If the above is the requirement, was it adhered to?

There are far too many unanswered questions here that the Canadian mainstream press may have more clout to handle successfully. We have clearly been given the brush off.

If there have been irregularities I would hope to see embarrassing questions about this incident asked by Canadian Opposition MPs to ensure that law enforcement officials understand their boundaries of authority.

There has, of course been no response whatsoever from the DoJ thus far, and it would seem unlikely that one will be forthcoming.
Those are all excellent questions. It is a shame that no one has answered any of them.

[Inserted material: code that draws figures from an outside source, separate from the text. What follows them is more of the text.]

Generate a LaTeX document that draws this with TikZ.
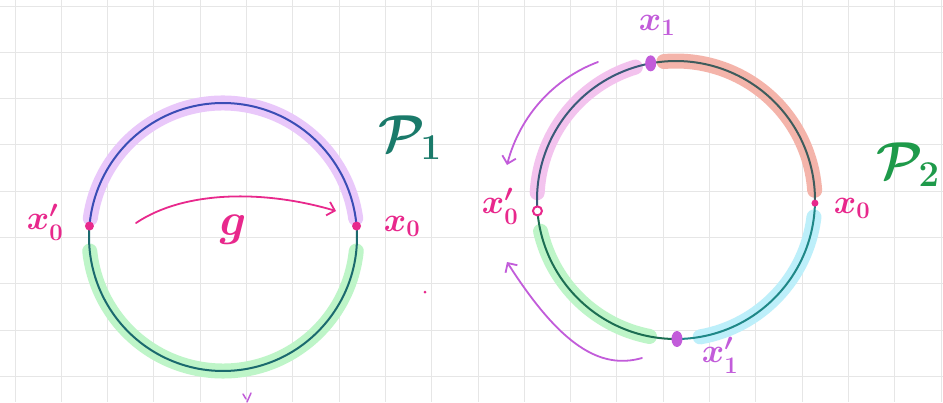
\RequirePackage{fix-cm}
\documentclass[tikz,border=0pt]{standalone}
\usetikzlibrary{arrows.meta,calc,shapes.geometric}
\definecolor{gridc}{HTML}{E6E6E6}
\definecolor{mag}{HTML}{E8288C}
\definecolor{purp}{HTML}{C25CDA}
\definecolor{hlpurple}{HTML}{E9C8FA}
\definecolor{hlgreen}{HTML}{BEF5C8}
\definecolor{hlsalmon}{HTML}{F4B4AA}
\definecolor{hlcyan}{HTML}{BDEFFA}
\definecolor{hlpink}{HTML}{F3C3EE}
\definecolor{lnblue}{HTML}{3A4DB5}
\definecolor{lnteal}{HTML}{1B6A6E}
\definecolor{lngray}{HTML}{3E5C5C}
\definecolor{lncyan}{HTML}{1F8888}
\definecolor{lngreen}{HTML}{1C6E52}
\definecolor{lnslate}{HTML}{3A5A78}
\definecolor{pteal}{HTML}{1A7A6A}
\definecolor{pgreen}{HTML}{1E9A4A}
\begin{document}
\begin{tikzpicture}[x=1pt,y=-1pt,
  hl/.style={line width=15pt,line cap=round},
  ln/.style={line width=2pt,line cap=round},
  arr/.style={line width=1.8pt,line cap=round,-{Straight Barb[length=7pt,width=14pt]}},
  lab/.style={inner sep=0pt,font=\fontsize{34}{34}\selectfont\boldmath},
  bigp/.style={inner sep=0pt,font=\fontsize{52}{52}\selectfont\boldmath},
  magdot/.style={circle,fill=mag,minimum size=9pt,inner sep=0pt},
  pdot/.style={ellipse,fill=purp,minimum width=11pt,minimum height=16pt,inner sep=0pt}]
\fill[white] (0,0) rectangle (943,402);
\useasboundingbox (0,0) rectangle (943,402);
\foreach \i in {0,...,20} \draw[gridc,line width=1pt] ({15+46.3*\i},0) -- ({15+46.3*\i},402);
\foreach \j in {0,...,8} \draw[gridc,line width=1pt] (0,{6+46.3*\j}) -- (943,{6+46.3*\j});

% ---------- left circle ----------
\coordinate (C1) at (223,237);
\draw[hl,hlpurple] ($(C1)+(188:134)$) arc[start angle=188,end angle=352,radius=134];
\draw[hl,hlgreen] ($(C1)+(6:134)$) arc[start angle=6,end angle=174,radius=134];
\draw[ln,lnblue] ($(C1)+(184.7:134)$) arc[start angle=184.7,end angle=355.3,radius=134];
\draw[ln,lnteal] ($(C1)+(-4.7:134)$) arc[start angle=-4.7,end angle=184.7,radius=134];
\node[magdot] (L0p) at ($(C1)+(184.7:134)$) {};
\node[magdot] (L0) at ($(C1)+(355.3:134)$) {};
\node[lab,text=mag] (lL0p) at (45,222) {$x_0^{\prime}$};
\node[lab,text=mag] (lL0) at (402,226) {$x_0$};
\coordinate (gs) at (136,223);
\coordinate (ge) at (336,211);
\draw[arr,mag] (gs) .. controls (185,190) and (265,190) .. (ge);
\node[inner sep=0pt,font=\fontsize{46}{46}\selectfont\boldmath,text=mag] (g) at (233,230) {$g$};
\node[bigp,text=pteal] (P1) at (410,138) {$\mathcal{P}_1$};
\fill[mag] (425,292) circle (1.5pt);

% ---------- right circle ----------
\coordinate (C2) at (676,200);
\draw[hl,hlpink] ($(C2)+(183:139)$) arc[start angle=183,end angle=253,radius=139];
\draw[hl,hlsalmon] ($(C2)+(265:139)$) arc[start angle=265,end angle=356,radius=139];
\draw[hl,hlcyan] ($(C2)+(7:139)$) arc[start angle=7,end angle=80,radius=139];
\draw[hl,hlgreen] ($(C2)+(101:139)$) arc[start angle=101,end angle=167,radius=139];
\draw[ln,lngray] ($(C2)+(259.5:139)$) arc[start angle=259.5,end angle=361.3,radius=139];
\draw[ln,lncyan] ($(C2)+(1.3:139)$) arc[start angle=1.3,end angle=89.6,radius=139];
\draw[ln,lngreen] ($(C2)+(89.6:139)$) arc[start angle=89.6,end angle=175.5,radius=139];
\draw[ln,lnslate] ($(C2)+(175.5:139)$) arc[start angle=175.5,end angle=259.5,radius=139];
\node[pdot] (R1) at ($(C2)+(259.5:139)$) {};
\node[circle,fill=mag,minimum size=7pt,inner sep=0pt] (R0) at ($(C2)+(1.3:139)$) {};
\node[circle,draw=mag,line width=2pt,fill=white,minimum size=9pt,inner sep=0pt] (R0p) at ($(C2)+(175.5:139)$) {};
\node[pdot] (R1p) at ($(C2)+(89.6:139)$) {};
\node[lab,text=purp] (lR1) at (657,25) {$x_1$};
\node[lab,text=mag] (lR0) at (852,208) {$x_0$};
\node[lab,text=mag] (lR0p) at (500,206) {$x_0^{\prime}$};
\node[lab,text=purp] (lR1p) at (720,355) {$x_1^{\prime}$};
\node[bigp,text=pgreen] (P2) at (908,165) {$\mathcal{P}_2$};
\coordinate (a1s) at (598,62);
\coordinate (a1e) at (507,165);
\draw[arr,purp] (a1s) .. controls (555,78) and (520,115) .. (a1e);
\coordinate (a2s) at (642,358);
\coordinate (a2e) at (507,262);
\draw[arr,purp] (a2s) .. controls (600,370) and (560,345) .. (a2e);
\draw[purp,line width=1.5pt,line cap=round] (243,394) -- (246,399) (251,393) -- (247,402);
\end{tikzpicture}
\end{document}
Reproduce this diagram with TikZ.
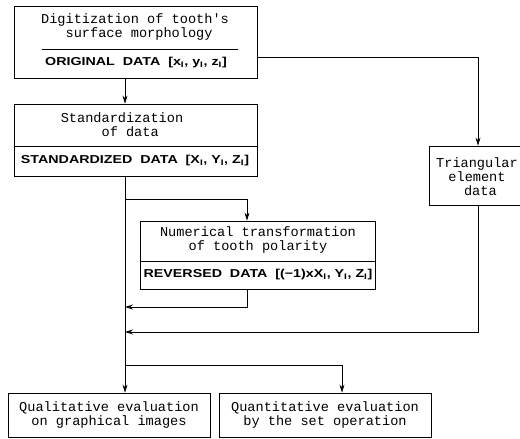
\documentclass[tikz,border=0pt]{standalone}
\usepackage{fontspec}
\usepackage{graphicx}
\setmainfont{Liberation Mono}
\newfontfamily\datafont{Liberation Sans}
\usetikzlibrary{arrows.meta}
\tikzset{
  box/.style={draw, line width=0.8pt, inner sep=0pt},
  txt/.style={inner sep=0pt, font=\fontsize{13.6}{14}\selectfont, align=center},
  dtxt/.style={inner sep=0pt, font=\datafont\bfseries\fontsize{11.5}{13}\selectfont},
  conn/.style={line width=0.8pt},
  arr/.style={conn, -{Stealth[length=8pt,width=5pt]}},
  sep/.style={line width=0.8pt}
}
\newcommand{\mysub}[1]{\textsubscript{#1}}
\newcommand{\wide}[1]{\scalebox{1.24}[1]{#1}}
\begin{document}
\begin{tikzpicture}[x=1pt,y=-1pt]
\useasboundingbox (0,0) rectangle (520,439);
% boxes
\node[box, minimum width=243pt, minimum height=72pt] (b1) at (135.5,42) {};
\node[box, minimum width=243pt, minimum height=72pt] (b2) at (135.5,140) {};
\node[box, minimum width=235pt, minimum height=68pt] (b3) at (257.5,255) {};
\node[box, minimum width=91pt, minimum height=59pt] (tri) at (474.5,175.5) {};
\node[box, minimum width=202pt, minimum height=44pt] (qa) at (109,415) {};
\node[box, minimum width=212pt, minimum height=44pt] (qb) at (325,415) {};
% texts
\node[txt] (t1) at (135,27) {Digitization of tooth\textquotesingle s\\\hspace*{0.6em}surface morphology};
\draw[sep] (42,49) -- (238,49);
\node[dtxt] (d1) at (136,63) {\wide{ORIGINAL\ \ DATA\ \ [x\mysub{I}, y\mysub{I}, z\mysub{I}]}};
\node[txt] (t2) at (122,125) {Standardization\\\hspace*{1.2em}of data};
\draw[sep] (14,146) -- (257,146);
\node[dtxt] (d2) at (135,161) {\wide{STANDARDIZED\ \ DATA\ \ [X\mysub{I}, Y\mysub{I}, Z\mysub{I}]}};
\node[txt] (t3) at (258,240) {Numerical transformation\\of tooth polarity};
\draw[sep] (140,261) -- (375,261);
\node[dtxt] (d3) at (258,275) {\wide{REVERSED\ \ DATA\ \ [(\textminus 1)xX\mysub{I}, Y\mysub{I}, Z\mysub{I}]}};
\node[txt, align=center] (t4) at (477,177) {Triangular\\element\\\hspace*{0.5em}data};
\node[txt] (t5) at (109,415) {Qualitative evaluation\\on graphical images};
\node[txt] (t6) at (325,415) {Quantitative evaluation\\by the set operation};
% connector points
\coordinate (xm) at (125,0);
\coordinate (x3) at (247,0);
\coordinate (xt) at (478,0);
\coordinate (xq) at (342,0);
\coordinate (y1) at (0,57);
\coordinate (yb) at (0,199);
\coordinate (yr) at (0,307);
\coordinate (yt) at (0,332);
\coordinate (yq) at (0,365);
\coordinate (c1) at (xt |- y1);
\coordinate (c2) at (xm |- yb);
\coordinate (c3) at (x3 |- yb);
\coordinate (c4) at (x3 |- yr);
\coordinate (c5) at (xm |- yr);
\coordinate (c6) at (xt |- yt);
\coordinate (c7) at (xm |- yt);
\coordinate (c8) at (xm |- yq);
\coordinate (c9) at (xq |- yq);
% connectors
\draw[arr] (b1.south -| xm) -- (b2.north -| xm);
\draw[arr] (b1.east |- y1) -- (c1) -- (tri.north -| xt);
\draw[arr] (b2.south -| xm) -- (qa.north -| xm);
\draw[arr] (c2) -- (c3) -- (b3.north -| x3);
\draw[arr] (b3.south -| x3) -- (c4) -- (c5);
\draw[arr] (tri.south -| xt) -- (c6) -- (c7);
\draw[arr] (c8) -- (c9) -- (qb.north -| xq);
\end{tikzpicture}
\end{document}
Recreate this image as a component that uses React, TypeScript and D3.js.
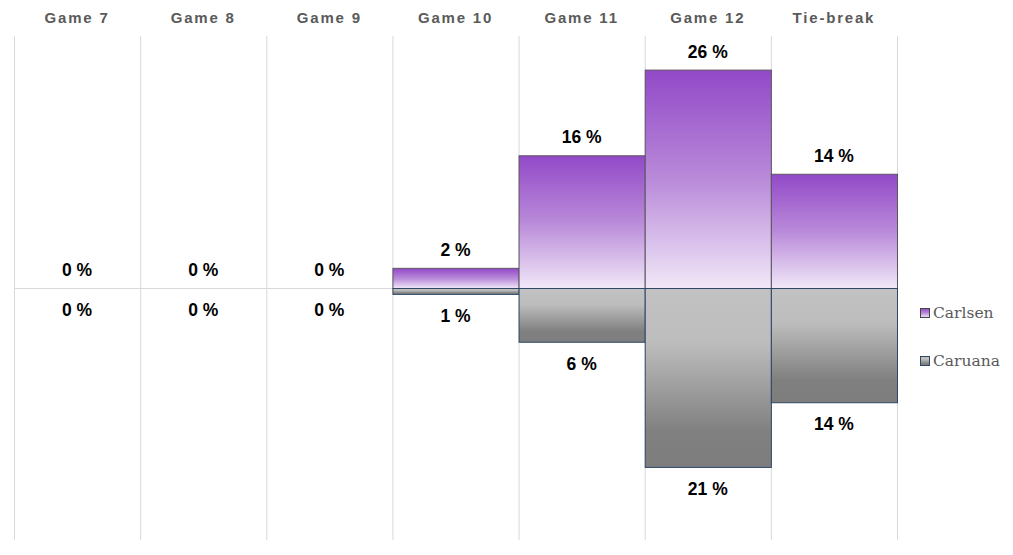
import React from "react";
import * as d3 from "d3";

const categories = ["Game 7", "Game 8", "Game 9", "Game 10", "Game 11", "Game 12", "Tie-break"];
const carlsen = [0, 0, 0, 2.4, 15.8, 26, 13.6];
const caruana = [0, 0, 0, 0.7, 6.4, 21.3, 13.6];
const seriesNames = ["Carlsen", "Caruana"];

const W = 1013;
const H = 555;

export default function App() {
  const x = d3.scaleBand<string>().domain(categories).range([14, 897]).padding(0);
  const y = d3.scaleLinear().domain([-30, 30]).range([540, 36]);
  const y0 = y(0);
  const bw = x.bandwidth();
  const gridXs = categories.map((c) => x(c)!).concat([x(categories[categories.length - 1])! + bw]);
  const fmt = (v: number) => `${Math.round(v)} %`;

  return (
    <svg width={W} height={H} style={{ position: "absolute", left: 0, top: 0, background: "#fff" }}>
      <defs>
        <linearGradient id="gPurple" x1="0" y1="0" x2="0" y2="1">
          <stop offset="0" stopColor="#9249c8" />
          <stop offset="0.5" stopColor="#b98ad9" />
          <stop offset="1" stopColor="#f1e8f8" />
        </linearGradient>
        <linearGradient id="gGray" x1="0" y1="0" x2="0" y2="1">
          <stop offset="0" stopColor="#c2c2c2" />
          <stop offset="0.3" stopColor="#bdbdbd" />
          <stop offset="0.8" stopColor="#808080" />
          <stop offset="1" stopColor="#7d7d7d" />
        </linearGradient>
      </defs>
      {gridXs.map((gx, i) => (
        <line key={i} x1={gx + 0.5} x2={gx + 0.5} y1={36} y2={540} stroke="#d9d9d9" strokeWidth={1} />
      ))}
      <line x1={14} x2={897} y1={y0 + 0.5} y2={y0 + 0.5} stroke="#d9d9d9" strokeWidth={1} />
      {categories.map((c) => (
        <text
          key={c}
          x={x(c)! + bw / 2}
          y={17}
          textAnchor="middle"
          dominantBaseline="central"
          fontFamily="Liberation Sans, Arial, sans-serif"
          fontWeight="bold"
          fontSize={15}
          letterSpacing={1.8}
          fill="#5a5a5a"
        >
          {c}
        </text>
      ))}
      {categories.map((c, i) => {
        const v = carlsen[i];
        const top = y(v);
        return (
          <g key={"a" + c}>
            {v > 0 && (
              <rect x={x(c)! + 0.5} y={top + 0.5} width={bw} height={y0 - top} fill="url(#gPurple)" stroke="#5b5560" strokeWidth={1} />
            )}
            <text
              x={x(c)! + bw / 2}
              y={top - 18}
              textAnchor="middle"
              dominantBaseline="central"
              fontFamily="Liberation Sans, Arial, sans-serif"
              fontWeight="bold"
              fontSize={17.5}
              fill="#000"
            >
              {fmt(v)}
            </text>
          </g>
        );
      })}
      {categories.map((c, i) => {
        const v = caruana[i];
        const bot = y(-v);
        return (
          <g key={"b" + c}>
            {v > 0 && (
              <rect x={x(c)! + 0.5} y={y0 + 0.5} width={bw} height={bot - y0} fill="url(#gGray)" stroke="#2e4766" strokeWidth={1} />
            )}
            <text
              x={x(c)! + bw / 2}
              y={bot + 22}
              textAnchor="middle"
              dominantBaseline="central"
              fontFamily="Liberation Sans, Arial, sans-serif"
              fontWeight="bold"
              fontSize={17.5}
              fill="#000"
            >
              {fmt(v)}
            </text>
          </g>
        );
      })}
      {seriesNames.map((s, i) => (
        <g key={s} transform={`translate(920, ${313 + i * 48})`}>
          <rect x={0.5} y={-4.5} width={9} height={9} fill={i === 0 ? "url(#gPurple)" : "url(#gGray)"} stroke={i === 0 ? "#444" : "#2e4766"} strokeWidth={1} />
          <text x={13} y={0} dominantBaseline="central" fontFamily="DejaVu Serif, Liberation Serif, serif" fontSize={15.5} fill="#595959">
            {s}
          </text>
        </g>
      ))}
    </svg>
  );
}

My best guess (and it is only a guess) is that this is a deliberate intelligence gathering mission, but what kind of information could you really gather from an operation like this? Where they spend marketing dollars? I hardly see that as worth the trip. Who the affiliates are? That would be an interesting scenario.

Who knows. Maybe they were just checking in to make sure that gaming servers weren't physically at this location. Anyway, I'm just speculating left and right here.
An interesting new development

Here's an interesting new development. We thought we had gone about as far as we were going get with the RCMP on this story, when suddenly our spokesperson at E Division emailed the following:


I'd like to provide you with a brief description of what actually took place.

Our two female constables attended this [still not identified] company's Vancouver office at the request of the American authorities.

Questions were asked in a respectful tone. Answers to these inquiries were provided. Our US counterparts were informed of the results of our inquiries. Full stop.

There was no American law enforcement or prosecutorial presence. There
was no raid. There was no jurisdictional issue. This was a routine
investigative inquiry received from a foreign government. The RCMP
accommodated the request. UNQUOTE

From this it would appear that the DoJ were not present at all, and that the RCMP were complying with a "law enforcement to law enforcement" international request for cooperation which did not involve threats of legal consequences.

But, again the spokesman has not revealed the identity of the company, or what the enquiry and DoJ questions were all about.

The way things are going - with continued silence from all concerned - it doesn't look as if that will ever be known publicly.